Йоахим Брун (Б.): Ленин как-то ответил на вопрос, чем должны заниматься революционеры в нереволюционные времена, мол, им необходимо упражняться в «терпении и теории». Ты же, напротив, сказал, что необходимы терпение и ирония. Не является ли это методом, пусть и в определённых рамках, приспособиться? Как получается, что ты, с одной стороны, омытый всеми водами диалектики враг государства, а, с другой стороны, тебя обхаживают все — от фонда им. Ханнса Зайделя Христианско-Социального Союза вплоть до Вальтера Момпера, настолько, что журнал «Штерн» выставил тебя на обложке выпуска, посвящённого двадцатилетию 68-го года, придворным шутом революции? Ирония возобладала над теорией? Вот так ты устроился?

Йоханнес Аньоли (А.): Почему бы и нет? То, что революционер всегда и повсюду должен ходить с угрюмой мордой, это — застарелая центарльноевропейская традиция, совершенно неподходящая к тому образу, которому должен соответствовать аутентичный революционер. Не обязательно быть иезуитом, якобинцем или большевиком просто потому, что ты собираешься разрушить государство. Настоящий революционер должен всегда сохранять какой-то остаток иронии и самоиронии. Коммунизм важен, но и оссобуко не помешает. То, что я знаком с широким спектром людей, от фонда им. Ганса Зайделя до Момпера, мне не мешает. Контакт с фондом произошёл после приглашения — и это был первый и последний раз, когда мне там были рады; а Вальтер Момпер посещал мои семинары и затем, что вполне относится к человеческой свободе, сделал из моих рассуждений неверные выводы.

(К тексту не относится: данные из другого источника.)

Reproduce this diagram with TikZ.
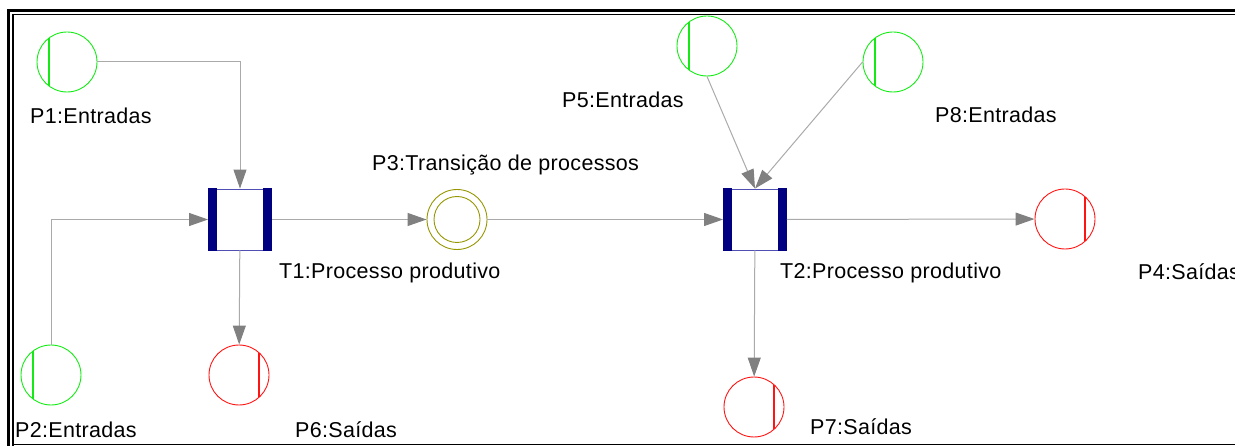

Б.: Левым сейчас нужно выступить против нацоналистической склонности немцев к морализаторству и запрета курения. В конце концов, коммунизм — это не о воплощении прекрасного, истинного, хорошего принципа, а об оссобуко для всех. Но меня интересует ирония. Нея является ли она юморным вариантом скепсиса? Я помню, Эккехард Крипендорф (немецкий либертарный политолог, 1934-2018 гг. – liberadio) как-то поздравил тебя в газете «taz» словами: «Аньолисту стукнуло 60». Что ты будешь делать, если встанет вопрос об организации? Ты организуем?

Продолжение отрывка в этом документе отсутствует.